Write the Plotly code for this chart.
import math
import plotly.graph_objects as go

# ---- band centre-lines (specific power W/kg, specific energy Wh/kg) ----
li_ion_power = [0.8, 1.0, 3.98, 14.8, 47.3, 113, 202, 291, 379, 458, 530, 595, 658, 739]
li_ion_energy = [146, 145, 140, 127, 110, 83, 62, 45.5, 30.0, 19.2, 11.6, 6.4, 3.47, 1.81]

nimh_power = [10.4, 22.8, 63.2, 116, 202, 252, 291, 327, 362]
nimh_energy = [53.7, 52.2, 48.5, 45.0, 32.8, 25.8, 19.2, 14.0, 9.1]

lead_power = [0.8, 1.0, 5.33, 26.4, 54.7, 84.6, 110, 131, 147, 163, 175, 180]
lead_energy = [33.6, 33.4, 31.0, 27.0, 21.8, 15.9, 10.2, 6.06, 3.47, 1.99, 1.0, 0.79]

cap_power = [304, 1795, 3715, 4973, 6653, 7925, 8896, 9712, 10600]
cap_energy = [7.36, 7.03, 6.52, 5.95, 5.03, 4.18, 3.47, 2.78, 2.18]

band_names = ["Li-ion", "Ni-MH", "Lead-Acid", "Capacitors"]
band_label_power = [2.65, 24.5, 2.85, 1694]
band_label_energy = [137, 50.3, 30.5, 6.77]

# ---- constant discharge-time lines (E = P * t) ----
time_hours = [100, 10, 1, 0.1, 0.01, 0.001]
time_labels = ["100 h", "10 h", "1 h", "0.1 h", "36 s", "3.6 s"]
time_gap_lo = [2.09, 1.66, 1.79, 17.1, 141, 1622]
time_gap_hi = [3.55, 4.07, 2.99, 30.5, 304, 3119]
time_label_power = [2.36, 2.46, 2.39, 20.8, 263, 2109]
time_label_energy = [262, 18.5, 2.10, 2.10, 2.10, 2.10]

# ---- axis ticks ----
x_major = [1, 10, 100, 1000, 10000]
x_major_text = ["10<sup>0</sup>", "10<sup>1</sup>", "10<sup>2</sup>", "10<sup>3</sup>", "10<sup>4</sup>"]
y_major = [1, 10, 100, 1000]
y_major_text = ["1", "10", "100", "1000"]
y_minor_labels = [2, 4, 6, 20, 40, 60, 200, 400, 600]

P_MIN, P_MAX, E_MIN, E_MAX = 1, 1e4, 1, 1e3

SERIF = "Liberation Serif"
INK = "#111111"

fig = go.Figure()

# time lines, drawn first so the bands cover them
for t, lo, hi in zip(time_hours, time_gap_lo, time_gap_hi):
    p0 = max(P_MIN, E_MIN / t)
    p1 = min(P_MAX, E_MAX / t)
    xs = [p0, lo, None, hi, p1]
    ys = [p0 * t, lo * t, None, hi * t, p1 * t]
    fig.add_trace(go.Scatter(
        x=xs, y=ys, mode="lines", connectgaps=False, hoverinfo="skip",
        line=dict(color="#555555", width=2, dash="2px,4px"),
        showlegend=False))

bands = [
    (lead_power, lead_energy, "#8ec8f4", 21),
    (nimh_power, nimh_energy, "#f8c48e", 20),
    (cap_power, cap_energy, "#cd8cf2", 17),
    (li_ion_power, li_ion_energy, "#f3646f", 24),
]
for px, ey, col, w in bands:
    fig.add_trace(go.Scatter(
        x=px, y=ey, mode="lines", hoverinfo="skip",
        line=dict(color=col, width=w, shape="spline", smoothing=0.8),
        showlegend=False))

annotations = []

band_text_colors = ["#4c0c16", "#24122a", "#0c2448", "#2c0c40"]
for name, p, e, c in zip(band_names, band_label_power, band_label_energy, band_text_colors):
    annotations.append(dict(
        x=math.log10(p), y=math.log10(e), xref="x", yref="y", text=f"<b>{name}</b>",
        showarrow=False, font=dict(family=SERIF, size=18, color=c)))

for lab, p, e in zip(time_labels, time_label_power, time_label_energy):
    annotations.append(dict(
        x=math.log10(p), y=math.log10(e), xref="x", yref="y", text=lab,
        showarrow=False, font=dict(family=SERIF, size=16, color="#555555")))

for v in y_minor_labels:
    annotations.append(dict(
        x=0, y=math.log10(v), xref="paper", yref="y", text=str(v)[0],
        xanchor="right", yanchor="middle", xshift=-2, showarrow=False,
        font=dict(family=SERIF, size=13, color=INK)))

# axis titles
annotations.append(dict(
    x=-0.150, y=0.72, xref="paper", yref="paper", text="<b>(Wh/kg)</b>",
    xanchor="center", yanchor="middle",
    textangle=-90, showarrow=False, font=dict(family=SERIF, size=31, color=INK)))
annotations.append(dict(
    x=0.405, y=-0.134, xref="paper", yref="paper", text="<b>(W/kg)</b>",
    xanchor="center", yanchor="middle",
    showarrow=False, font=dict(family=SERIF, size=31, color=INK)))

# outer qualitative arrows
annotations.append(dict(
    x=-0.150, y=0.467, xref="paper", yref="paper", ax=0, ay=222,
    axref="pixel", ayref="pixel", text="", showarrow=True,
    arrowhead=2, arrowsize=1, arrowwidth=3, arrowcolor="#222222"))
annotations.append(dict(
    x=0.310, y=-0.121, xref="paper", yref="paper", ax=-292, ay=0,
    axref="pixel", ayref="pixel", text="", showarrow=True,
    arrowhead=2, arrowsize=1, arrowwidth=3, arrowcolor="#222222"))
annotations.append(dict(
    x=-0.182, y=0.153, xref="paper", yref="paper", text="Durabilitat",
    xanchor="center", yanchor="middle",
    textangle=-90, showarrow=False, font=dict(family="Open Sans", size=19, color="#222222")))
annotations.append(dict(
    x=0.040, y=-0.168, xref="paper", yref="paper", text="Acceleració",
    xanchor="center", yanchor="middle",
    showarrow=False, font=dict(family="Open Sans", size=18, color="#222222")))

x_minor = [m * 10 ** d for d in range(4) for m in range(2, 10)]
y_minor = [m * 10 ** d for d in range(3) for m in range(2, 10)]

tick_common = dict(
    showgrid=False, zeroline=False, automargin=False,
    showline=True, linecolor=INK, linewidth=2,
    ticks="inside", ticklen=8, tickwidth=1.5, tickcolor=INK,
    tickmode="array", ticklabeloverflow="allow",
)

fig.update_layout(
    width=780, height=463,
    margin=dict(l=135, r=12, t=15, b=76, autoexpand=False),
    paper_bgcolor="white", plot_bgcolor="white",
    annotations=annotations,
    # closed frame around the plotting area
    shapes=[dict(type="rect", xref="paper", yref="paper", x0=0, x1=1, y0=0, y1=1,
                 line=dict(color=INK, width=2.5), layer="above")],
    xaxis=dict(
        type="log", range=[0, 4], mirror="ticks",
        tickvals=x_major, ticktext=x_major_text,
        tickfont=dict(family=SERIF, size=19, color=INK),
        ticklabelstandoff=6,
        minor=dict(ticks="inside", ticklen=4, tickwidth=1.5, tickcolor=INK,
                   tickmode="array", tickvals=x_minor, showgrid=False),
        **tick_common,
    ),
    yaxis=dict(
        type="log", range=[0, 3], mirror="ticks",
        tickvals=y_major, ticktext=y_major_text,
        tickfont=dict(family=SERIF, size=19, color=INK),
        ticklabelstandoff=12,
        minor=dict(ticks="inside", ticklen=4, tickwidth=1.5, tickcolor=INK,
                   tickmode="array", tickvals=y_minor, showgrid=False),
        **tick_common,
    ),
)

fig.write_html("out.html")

==

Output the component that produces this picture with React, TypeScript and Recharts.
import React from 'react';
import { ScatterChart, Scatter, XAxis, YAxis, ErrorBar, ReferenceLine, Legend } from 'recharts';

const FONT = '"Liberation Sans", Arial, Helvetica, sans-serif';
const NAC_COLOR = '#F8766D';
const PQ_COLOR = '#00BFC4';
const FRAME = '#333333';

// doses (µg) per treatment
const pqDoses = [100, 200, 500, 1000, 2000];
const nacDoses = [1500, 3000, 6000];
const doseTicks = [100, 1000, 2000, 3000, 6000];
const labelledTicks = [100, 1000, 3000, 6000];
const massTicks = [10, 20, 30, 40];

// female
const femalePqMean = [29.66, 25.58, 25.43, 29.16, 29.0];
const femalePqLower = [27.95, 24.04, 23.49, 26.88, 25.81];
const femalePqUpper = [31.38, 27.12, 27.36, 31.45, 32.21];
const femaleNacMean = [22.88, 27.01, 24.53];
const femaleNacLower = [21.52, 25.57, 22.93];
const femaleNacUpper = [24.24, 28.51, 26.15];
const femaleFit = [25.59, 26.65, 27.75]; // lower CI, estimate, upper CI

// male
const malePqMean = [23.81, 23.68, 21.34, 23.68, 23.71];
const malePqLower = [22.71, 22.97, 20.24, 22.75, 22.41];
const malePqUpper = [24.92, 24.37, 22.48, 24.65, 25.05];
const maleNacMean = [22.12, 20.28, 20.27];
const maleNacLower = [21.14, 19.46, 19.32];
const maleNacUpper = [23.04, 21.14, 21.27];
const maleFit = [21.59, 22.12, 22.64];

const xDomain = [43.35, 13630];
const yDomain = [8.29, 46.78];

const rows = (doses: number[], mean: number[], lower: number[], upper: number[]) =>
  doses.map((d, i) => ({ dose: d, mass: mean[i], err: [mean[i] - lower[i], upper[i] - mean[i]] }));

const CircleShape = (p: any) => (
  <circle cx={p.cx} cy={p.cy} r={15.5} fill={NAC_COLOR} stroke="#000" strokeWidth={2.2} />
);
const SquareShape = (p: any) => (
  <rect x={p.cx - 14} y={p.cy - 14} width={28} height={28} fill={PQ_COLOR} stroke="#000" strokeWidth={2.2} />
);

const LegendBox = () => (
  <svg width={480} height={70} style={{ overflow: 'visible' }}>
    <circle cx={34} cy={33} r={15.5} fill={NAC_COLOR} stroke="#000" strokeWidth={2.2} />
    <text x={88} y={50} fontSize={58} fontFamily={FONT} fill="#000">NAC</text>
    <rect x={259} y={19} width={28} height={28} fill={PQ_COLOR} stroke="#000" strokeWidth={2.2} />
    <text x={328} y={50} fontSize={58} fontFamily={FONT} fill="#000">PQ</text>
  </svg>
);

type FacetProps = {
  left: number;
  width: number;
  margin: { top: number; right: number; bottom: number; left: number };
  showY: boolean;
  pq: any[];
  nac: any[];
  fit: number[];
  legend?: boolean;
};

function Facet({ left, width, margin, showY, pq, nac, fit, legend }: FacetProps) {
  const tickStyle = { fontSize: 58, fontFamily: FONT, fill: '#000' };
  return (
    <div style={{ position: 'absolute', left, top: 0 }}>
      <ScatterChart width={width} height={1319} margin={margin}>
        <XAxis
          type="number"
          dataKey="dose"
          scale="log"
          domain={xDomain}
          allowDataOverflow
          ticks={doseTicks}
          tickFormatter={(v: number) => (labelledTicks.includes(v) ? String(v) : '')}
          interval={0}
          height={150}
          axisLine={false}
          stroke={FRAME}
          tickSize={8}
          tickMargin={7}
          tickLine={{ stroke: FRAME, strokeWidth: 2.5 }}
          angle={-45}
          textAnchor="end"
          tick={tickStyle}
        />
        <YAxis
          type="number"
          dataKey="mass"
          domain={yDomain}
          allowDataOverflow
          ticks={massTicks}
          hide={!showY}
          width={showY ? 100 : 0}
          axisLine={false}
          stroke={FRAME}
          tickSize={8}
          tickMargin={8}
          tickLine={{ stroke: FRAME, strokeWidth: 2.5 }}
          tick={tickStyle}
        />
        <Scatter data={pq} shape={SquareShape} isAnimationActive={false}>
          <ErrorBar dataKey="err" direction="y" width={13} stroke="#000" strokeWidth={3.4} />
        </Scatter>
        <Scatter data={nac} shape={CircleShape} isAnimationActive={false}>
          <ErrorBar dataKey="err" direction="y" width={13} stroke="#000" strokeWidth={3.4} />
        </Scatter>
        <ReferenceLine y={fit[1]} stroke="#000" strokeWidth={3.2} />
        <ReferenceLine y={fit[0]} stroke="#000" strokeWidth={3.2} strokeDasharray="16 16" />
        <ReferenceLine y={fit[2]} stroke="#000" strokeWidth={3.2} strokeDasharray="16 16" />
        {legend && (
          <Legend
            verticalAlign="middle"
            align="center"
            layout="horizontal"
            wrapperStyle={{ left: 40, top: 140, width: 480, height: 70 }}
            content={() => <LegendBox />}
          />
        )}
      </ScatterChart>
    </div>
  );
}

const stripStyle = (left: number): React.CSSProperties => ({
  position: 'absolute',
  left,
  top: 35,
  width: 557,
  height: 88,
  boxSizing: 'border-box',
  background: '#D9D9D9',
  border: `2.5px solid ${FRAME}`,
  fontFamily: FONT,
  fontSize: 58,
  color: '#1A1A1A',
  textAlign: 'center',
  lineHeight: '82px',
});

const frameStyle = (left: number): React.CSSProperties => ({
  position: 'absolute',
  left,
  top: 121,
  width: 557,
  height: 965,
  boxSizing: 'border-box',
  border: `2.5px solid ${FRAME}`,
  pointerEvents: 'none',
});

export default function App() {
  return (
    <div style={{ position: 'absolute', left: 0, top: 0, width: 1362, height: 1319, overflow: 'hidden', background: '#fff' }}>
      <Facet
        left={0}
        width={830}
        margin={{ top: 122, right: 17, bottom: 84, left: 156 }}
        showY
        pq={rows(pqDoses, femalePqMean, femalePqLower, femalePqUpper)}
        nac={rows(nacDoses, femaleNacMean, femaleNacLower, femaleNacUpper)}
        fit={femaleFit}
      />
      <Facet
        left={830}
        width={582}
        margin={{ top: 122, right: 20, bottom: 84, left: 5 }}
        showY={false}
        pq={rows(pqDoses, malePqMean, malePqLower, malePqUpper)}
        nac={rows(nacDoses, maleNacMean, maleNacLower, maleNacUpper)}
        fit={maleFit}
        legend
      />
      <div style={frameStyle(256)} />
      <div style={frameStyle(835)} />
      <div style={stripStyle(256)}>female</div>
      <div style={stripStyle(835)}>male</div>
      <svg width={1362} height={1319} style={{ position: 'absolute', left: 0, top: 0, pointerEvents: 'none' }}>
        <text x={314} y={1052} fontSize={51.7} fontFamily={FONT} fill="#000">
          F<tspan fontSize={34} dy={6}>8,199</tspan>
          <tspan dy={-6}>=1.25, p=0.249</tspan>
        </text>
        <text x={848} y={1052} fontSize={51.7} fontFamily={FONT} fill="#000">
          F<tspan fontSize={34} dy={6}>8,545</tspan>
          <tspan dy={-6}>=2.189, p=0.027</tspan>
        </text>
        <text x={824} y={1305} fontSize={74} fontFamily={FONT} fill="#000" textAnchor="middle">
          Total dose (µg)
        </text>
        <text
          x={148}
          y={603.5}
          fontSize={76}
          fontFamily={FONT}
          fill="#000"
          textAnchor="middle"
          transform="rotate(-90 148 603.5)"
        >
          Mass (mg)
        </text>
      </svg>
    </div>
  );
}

REQUIREMENT:
Retype exactly the lines above, from the one with "Output the component" through the one with "const FRAME = '#333333';", inclusive.

EXPECTED OUTPUT:
Output the component that produces this picture with React, TypeScript and Recharts.
import React from 'react';
import { ScatterChart, Scatter, XAxis, YAxis, ErrorBar, ReferenceLine, Legend } from 'recharts';

const FONT = '"Liberation Sans", Arial, Helvetica, sans-serif';
const NAC_COLOR = '#F8766D';
const PQ_COLOR = '#00BFC4';
const FRAME = '#333333';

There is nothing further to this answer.